2016年4月の電力の小売全面自由化に続き、2017年4月からは都市ガスの小売全面自由化も始まりました。日本の家庭に供給されるガスには、都市ガス、簡易ガス、LPガス(プロパンガス)があり、LPガスは既に自由化されています(図表II-1-5-20)。

これまで、家庭向けの都市ガス及び簡易ガスは原則、地域の都市ガス及び簡易ガス事業者が独占的に供給し、料金も規制されていましたが、自由化によって、自由にガスの供給元を選べるようになりました。例えば、都市ガス間で契約先を切り替える場合は、工事などは必要なく、ガスコンロやガス給湯器などの機器も変える必要はなく、ガスの品質も変わりません(ただし、オール電化やLPガスから都市ガスへの切替えの場合は、都市ガス用の配管やガス器具(ガスコンロ、ガス給湯器等の消費機器)の調整、取替えなどが必要になる場合があります。)。
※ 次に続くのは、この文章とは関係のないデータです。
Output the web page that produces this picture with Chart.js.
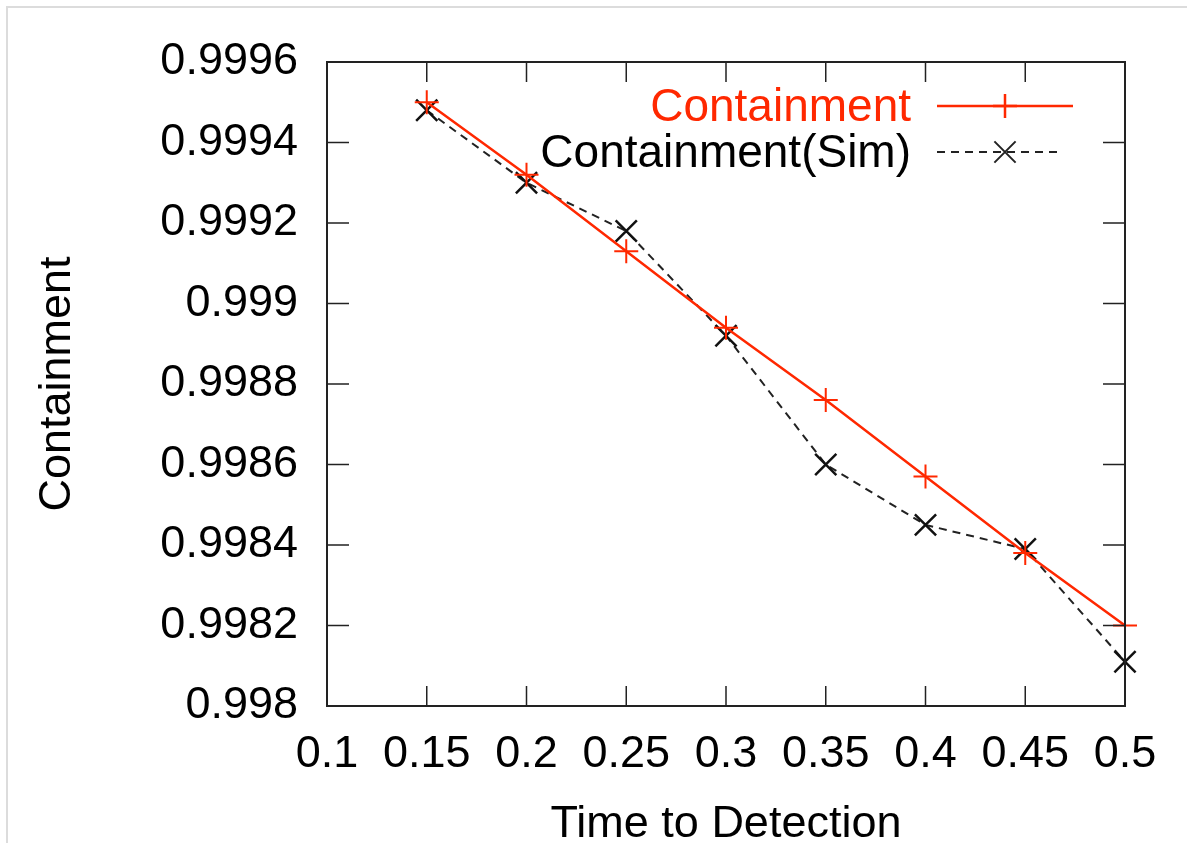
<!DOCTYPE html>
<html lang="en">
<head>
    <meta charset="UTF-8">
    <title>Containment vs Time to Detection</title>
    <script src="https://cdn.jsdelivr.net/npm/chart.js"></script>
    <style>
        html, body { margin: 0; padding: 0; background: #fff; }
        .frame {
            position: absolute; left: 6px; top: 6px; right: 0; bottom: 0;
            border-top: 2px solid #dcdcdc; border-left: 2px solid #dcdcdc;
        }
        .chart-container { position: absolute; left: 0; top: 0; width: 1187px; height: 843px; }
    </style>
</head>
<body>
    <div class="frame"></div>
    <div class="chart-container">
        <canvas id="lineChart" width="1187" height="843"></canvas>
    </div>

    <script>
        // Data
        const detectionTimes = [0.15, 0.2, 0.25, 0.3, 0.35, 0.4, 0.45, 0.5];
        const containment = [0.99950, 0.99932, 0.99913, 0.99894, 0.99876, 0.99857, 0.99838, 0.99820];
        const containmentSim = [0.99948, 0.99930, 0.99918, 0.99892, 0.99860, 0.99845, 0.99839, 0.99811];
        const seriesLabels = ['Containment', 'Containment(Sim)'];
        const xTickRange = [0.1, 0.5, 0.05];
        const yTickRange = [0.998, 0.9996, 0.0002];

        const RED = 'rgb(255,40,0)';
        const FONT = 'Liberation Sans, Arial, sans-serif';

        // gnuplot style frame with inward ticks on all four sides, plus the key
        const framePlugin = {
            id: 'frame',
            afterDatasetsDraw(chart) {
                const {ctx, chartArea: a, scales} = chart;
                ctx.save();
                ctx.strokeStyle = '#222';
                ctx.lineWidth = 2;
                ctx.strokeRect(a.left, a.top, a.right - a.left, a.bottom - a.top);
                ctx.lineWidth = 1.5;
                ctx.beginPath();
                scales.x.ticks.forEach(t => {
                    const px = scales.x.getPixelForValue(t.value);
                    if (px <= a.left + 1 || px >= a.right - 1) return;
                    ctx.moveTo(px, a.bottom); ctx.lineTo(px, a.bottom - 20);
                    ctx.moveTo(px, a.top); ctx.lineTo(px, a.top + 20);
                });
                scales.y.ticks.forEach(t => {
                    const py = scales.y.getPixelForValue(t.value);
                    if (py <= a.top + 1 || py >= a.bottom - 1) return;
                    ctx.moveTo(a.left, py); ctx.lineTo(a.left + 22, py);
                    ctx.moveTo(a.right, py); ctx.lineTo(a.right - 22, py);
                });
                ctx.stroke();

                // key
                ctx.font = '46px ' + FONT;
                ctx.textAlign = 'right';
                ctx.textBaseline = 'middle';
                chart.data.datasets.forEach((ds, i) => {
                    const y = 106 + i * 46;
                    ctx.fillStyle = i === 0 ? RED : '#000';
                    ctx.fillText(ds.label, 911, y + 2);
                    ctx.save();
                    ctx.strokeStyle = ds.borderColor;
                    ctx.lineWidth = ds.borderWidth;
                    ctx.setLineDash(ds.borderDash || []);
                    ctx.beginPath();
                    ctx.moveTo(937, y);
                    ctx.lineTo(i === 0 ? 1073 : 1062, y);
                    ctx.stroke();
                    ctx.setLineDash([]);
                    Chart.helpers.drawPoint(ctx, {
                        pointStyle: ds.pointStyle,
                        radius: ds.pointRadius,
                        borderWidth: ds.pointBorderWidth
                    }, 1005, y);
                    ctx.restore();
                });
                ctx.restore();
            }
        };

        const fmt = (v, d) => String(parseFloat(v.toFixed(d)));

        new Chart(document.getElementById('lineChart'), {
            type: 'line',
            data: {
                datasets: [{
                    label: seriesLabels[0],
                    data: detectionTimes.map((x, i) => ({x: x, y: containment[i]})),
                    borderColor: RED,
                    backgroundColor: RED,
                    borderWidth: 2.5,
                    pointStyle: 'cross',
                    pointRadius: 12,
                    pointBorderWidth: 2,
                    pointBorderColor: RED,
                    clip: false
                }, {
                    label: seriesLabels[1],
                    data: detectionTimes.map((x, i) => ({x: x, y: containmentSim[i]})),
                    borderColor: '#222',
                    backgroundColor: '#222',
                    borderWidth: 2,
                    borderDash: [8, 6],
                    pointStyle: 'crossRot',
                    pointRadius: 15,
                    pointBorderWidth: 2.5,
                    pointBorderColor: '#111',
                    clip: false
                }]
            },
            options: {
                responsive: false,
                animation: false,
                layout: { padding: { left: 0, top: 62, right: 62, bottom: 0 } },
                plugins: { legend: { display: false }, tooltip: { enabled: false } },
                scales: {
                    x: {
                        type: 'linear',
                        min: xTickRange[0],
                        max: xTickRange[1],
                        grid: { display: false, drawTicks: false },
                        border: { display: false },
                        ticks: {
                            stepSize: xTickRange[2],
                            padding: 22,
                            color: '#000',
                            font: { family: FONT, size: 45 },
                            maxRotation: 0,
                            autoSkip: false,
                            callback: v => fmt(v, 2)
                        },
                        title: {
                            display: true,
                            text: 'Time to Detection',
                            color: '#000',
                            font: { family: FONT, size: 45, lineHeight: 0.8 },
                            padding: { top: 0, bottom: 0 }
                        },
                        afterFit: s => { s.height = 137; }
                    },
                    y: {
                        min: yTickRange[0],
                        max: yTickRange[1],
                        grid: { display: false, drawTicks: false },
                        border: { display: false },
                        ticks: {
                            stepSize: yTickRange[2],
                            padding: 29,
                            color: '#000',
                            font: { family: FONT, size: 45 },
                            autoSkip: false,
                            callback: v => fmt(v, 4)
                        },
                        title: {
                            display: true,
                            text: 'Containment',
                            color: '#000',
                            font: { family: FONT, size: 45, lineHeight: 1.2 },
                            padding: { top: 31, bottom: 0 }
                        },
                        afterFit: s => { s.width = 327; }
                    }
                }
            },
            plugins: [framePlugin]
        });
    </script>
</body>
</html>
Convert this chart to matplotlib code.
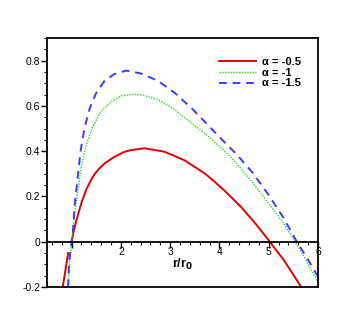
import numpy as np
import matplotlib.pyplot as plt
from matplotlib.ticker import MultipleLocator

# values
r_red = [0.82, 0.93, np.nan, 1.0, 1.05, 1.1, 1.13, 1.2, 1.3, 1.4, 1.47, 1.57, 1.67, 1.87, 2.07, 2.21,
         2.48, 2.88, 3.29, 3.70, 3.90, 4.17, 4.44, 4.71, 4.98, 5.32, 5.66]
y_red = [-0.20, -0.05, np.nan, 0.0, 0.055, 0.097, 0.12, 0.172, 0.232, 0.275, 0.3, 0.325, 0.346, 0.375, 0.397, 0.405,
         0.413, 0.398, 0.36, 0.302, 0.266, 0.212, 0.153, 0.086, 0.012, -0.085, -0.20]

r_green = [0.92, 1.0, 1.06, 1.13, 1.20, 1.30, 1.43, 1.60, 1.81, 2.01, 2.21, 2.38, 2.75,
           3.09, 3.43, 3.76, 4.0, 4.24, 4.58, 4.92, 5.26, 5.53, 5.73, 6.0]
y_green = [-0.20, 0.0, 0.115, 0.234, 0.338, 0.428, 0.509, 0.577, 0.621, 0.644, 0.651, 0.651, 0.629,
           0.584, 0.525, 0.468, 0.421, 0.372, 0.287, 0.191, 0.094, 0.004, -0.07, -0.18]

r_blue = [0.93, 0.95, 1.0, 1.03, 1.06, 1.12, 1.18, 1.26, 1.37, 1.50, 1.67, 1.87, 2.11,
          2.41, 2.75, 3.09, 3.43, 3.76, 4.02, 4.34, 4.68, 4.98, 5.29, 5.56, 5.8, 6.0]
y_blue = [-0.20, -0.085, 0.0, 0.055, 0.16, 0.278, 0.398, 0.502, 0.591, 0.658, 0.711, 0.741, 0.756,
          0.743, 0.711, 0.658, 0.591, 0.517, 0.458, 0.388, 0.303, 0.212, 0.109, 0.004, -0.08, -0.155]

labels = ['α = -0.5', 'α = -1', 'α = -1.5']
x_ticks = [1, 2, 3, 4, 5, 6]
x_ticklabels = ['', '2', '3', '4', '5', '6']
y_ticks = [-0.2, 0, 0.2, 0.4, 0.6, 0.8]
y_ticklabels = ['-0.2', '0', '0.2', '0.4', '0.6', '0.8']

plt.rcParams['font.family'] = ['Liberation Sans', 'DejaVu Sans']

fig = plt.figure(figsize=(3.63, 3.23), dpi=100)
ax = fig.add_axes([47/363, 1 - 287/323, 271/363, 249/323])

ax.plot(r_red, y_red, color='#e00000', lw=1.4, label=labels[0])
ax.plot(r_green, y_green, color='#22dd22', lw=1.0, ls=(0, (1, 1)), label=labels[1])
ax.plot(r_blue, y_blue, color='#3a3aff', lw=1.4, ls=(0, (4, 3)), label=labels[2])

ax.set_xlim(0.5, 6)
ax.set_ylim(-0.2, 0.9)

# x axis drawn along y = 0, frame closed underneath
ax.spines['bottom'].set_position(('data', 0))
for s in ax.spines.values():
    s.set_linewidth(1.3)
ax.plot([0, 1], [0, 0], transform=ax.transAxes, color='k', lw=1.3, clip_on=False)

ax.set_xticks(x_ticks)
ax.set_xticklabels(x_ticklabels)
ax.xaxis.set_minor_locator(MultipleLocator(0.2))
ax.set_yticks(y_ticks)
ax.set_yticklabels(y_ticklabels)
ax.yaxis.set_minor_locator(MultipleLocator(0.05))
ax.tick_params(which='major', direction='out', length=4, width=1, labelsize=7.5, pad=1)
ax.tick_params(axis='x', which='major', pad=0)
ax.tick_params(which='minor', direction='out', length=2, width=0.8)

ax.text(0.5, 0.09, r'r/r$_\mathbf{0}$', transform=ax.transAxes, ha='center', va='center',
        fontsize=9, fontweight='bold')

leg = ax.legend(loc='upper right', bbox_to_anchor=(0.975, 0.965), frameon=False,
                handlelength=3.3, handletextpad=0.6, labelspacing=0.08,
                prop={'size': 8, 'weight': 'bold'})

fig.savefig('out.png', dpi=100)
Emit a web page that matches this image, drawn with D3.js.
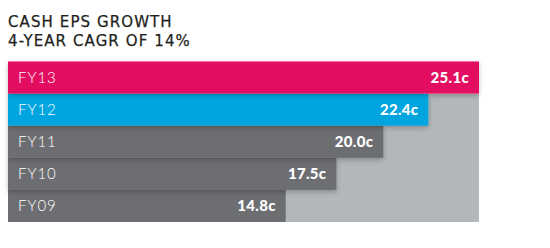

2017年4月までに契約先を切り替えない場合には、今まで契約していたガス事業者から引き続きガスが供給されます。

ガスメーターは今までどおり一般ガス事業者(小売全面自由化後は一般ガス導管事業者)が検針に来ます。契約先の切替えに当たっては、電力の小売全面自由化の時のようにメーターの交換は必要ありません(ただし、LPガス販売事業者・簡易ガス事業者からLPガスの供給を受けている場合やオール電化の場合、都市ガスに切り替えるためには、ガスメーターの設置が必要となります。)。

また、電気の場合は自由化前の事業者に経過措置として規制料金が残されていましたが、ガスでは規制料金が残されるのは、指定の12事業者(旧簡易ガス事業者については、432事業者)のみとなります(図表II-1-5-21)。

消費者庁では、都市ガスの小売全面自由化に向け、2017年3月に、注意喚起を実施しました(図表II-1-5-22)。ガスの小売全面自由化に伴い消費者が注意すべきこととして、設備費や消費機器のリースなどが挙げられます。ガス機器の点検などは小売事業者が実施することになります。商品などを勧められた際には、必要性や御自身のライフスタイルに合っているかなど、冷静に検討してください。小売契約の締結等に関するトラブルがありましたら、最寄りの消費生活センター等(消費者ホットライン:188(いやや!))に電話で御相談ください。消費者庁では、消費者が安心して電気やガスの事業者や料金メニューを選択できるよう、国民生活センターや経済産業省とも連携し、消費者トラブルの状況を注視するとともに、情報提供を実施していきます。